═══ Data shown

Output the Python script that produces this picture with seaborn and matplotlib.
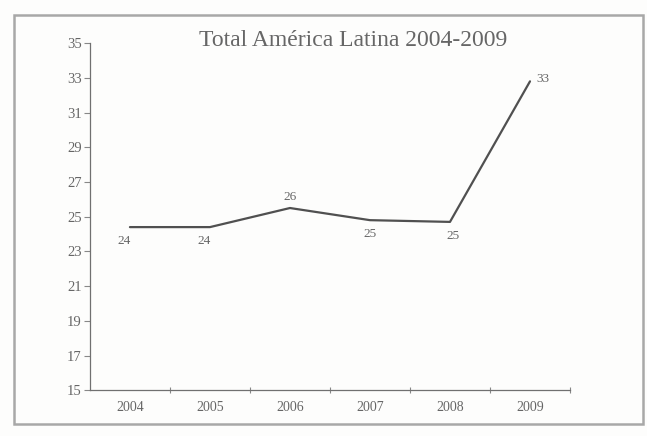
import matplotlib
matplotlib.use("Agg")
import matplotlib.pyplot as plt
from matplotlib.patches import Rectangle
from matplotlib.ticker import FixedLocator
import seaborn as sns
import pandas as pd

years = ["2004", "2005", "2006", "2007", "2008", "2009"]
values = [24.4, 24.4, 25.5, 24.8, 24.7, 32.8]
y_ticks = [15, 17, 19, 21, 23, 25, 27, 29, 31, 33, 35]
title = "Total América Latina 2004-2009"

# label placement per point: (dx, dy) in points
label_offsets = [(-4, -10), (-4, -10), (0, 8), (0, -10), (2, -10), (9, 2)]

sns.set_theme(style="white")
plt.rcParams["font.family"] = ["Liberation Serif", "DejaVu Serif"]

ink = "#666666"
df = pd.DataFrame({"year": years, "value": values})

fig = plt.figure(figsize=(6.47, 4.36), dpi=100)
fig.patch.set_facecolor("#fdfdfc")
ax = fig.add_axes([0.139, 0.105, 0.742, 0.796])
ax.set_facecolor("none")

sns.lineplot(data=df, x="year", y="value", ax=ax, color="#505050",
             linewidth=1.6, sort=False)

for i, (v, (dx, dy)) in enumerate(zip(values, label_offsets)):
    ax.annotate(f"{v:.0f}", (i, v), xytext=(dx, dy), textcoords="offset points",
                ha="center", va="center", fontsize=9.5, color=ink)

ax.set_xlim(-0.5, 5.5)
ax.set_ylim(15, 35)
ax.set_yticks(y_ticks)
ax.set_xticks(range(len(years)))
ax.set_xticklabels(years)
ax.xaxis.set_minor_locator(FixedLocator([0.5, 1.5, 2.5, 3.5, 4.5, 5.5]))
ax.tick_params(axis="x", which="major", length=0, pad=8, labelsize=10,
               labelcolor=ink)
ax.tick_params(axis="x", which="minor", length=4, width=0.8, color="#888888",
               direction="inout", bottom=True)
ax.tick_params(axis="y", which="major", length=4, width=0.8, color="#888888",
               labelsize=10.5, labelcolor=ink, pad=2, left=True)
ax.set_xlabel("")
ax.set_ylabel("")

for side in ("top", "right"):
    ax.spines[side].set_visible(False)
for side in ("left", "bottom"):
    ax.spines[side].set_color("#707070")
    ax.spines[side].set_linewidth(0.9)

fig.text(0.546, 0.906, title, ha="center", va="center", fontsize=17,
         color=ink)

fig.patches.append(Rectangle((0.021, 0.028), 0.973, 0.937,
                             transform=fig.transFigure, fill=False,
                             edgecolor="#a8a8a8", linewidth=1.8))

fig.savefig("out.png", dpi=100, facecolor=fig.get_facecolor())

══════

Aim of the exercise: From the top of the listing above, repeat each line exactly until you reach the line containing "import pandas as pd", and repeat that one too. Leave the pictures out.

Task solution:
Output the Python script that produces this picture with seaborn and matplotlib.
import matplotlib
matplotlib.use("Agg")
import matplotlib.pyplot as plt
from matplotlib.patches import Rectangle
from matplotlib.ticker import FixedLocator
import seaborn as sns
import pandas as pd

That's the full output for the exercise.